Point-like bounding chains in open Gromov-Witten theory

Abstract: We present a solution to the problem of defining genus zero open Gromov-Witten invariants with boundary constraints for a Lagrangian submanifold of arbitrary dimension. Previously, such invariants were known only in dimensions $2$ and $3$ from the work of Welschinger. Our approach does not require the Lagrangian to be fixed by an anti-symplectic involution, but can use such an involution, if present, to obtain stronger results. Also, non-trivial invariants are defined for broader classes of interior constraints and Lagrangian submanifolds than previously possible even in the presence of an anti-symplectic involution.
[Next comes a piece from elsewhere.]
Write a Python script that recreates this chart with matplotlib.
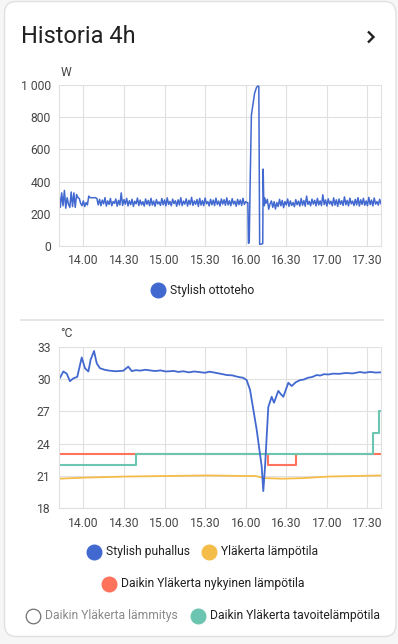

The invariants of the present work specialize to invariants of Welschinger, Fukaya, and Georgieva in many instances. The main obstacle to defining open Gromov-Witten invariants with boundary constraints in arbitrary dimension is the bubbling of $J$-holomorphic disks. Unlike in low dimensions or for interior constraints, disk bubbles do not cancel in pairs by anti-symplectic involution symmetry. Rather, we use the technique of bounding chains introduced in Fukaya-Oh-Ohta-Ono's work on Lagrangian Floer theory to cancel disk bubbling. At the same time and independently, gauge equivalence classes of bounding chains play the role of boundary constraints, in place of the cohomology classes that usually serve as constraints in Gromov-Witten theory. A crucial step in our construction is to identify a canonical up to gauge equivalence family of "point-like" bounding chains, which specialize in dimensions $2$ and $3$ to the point constraints considered by Welschinger.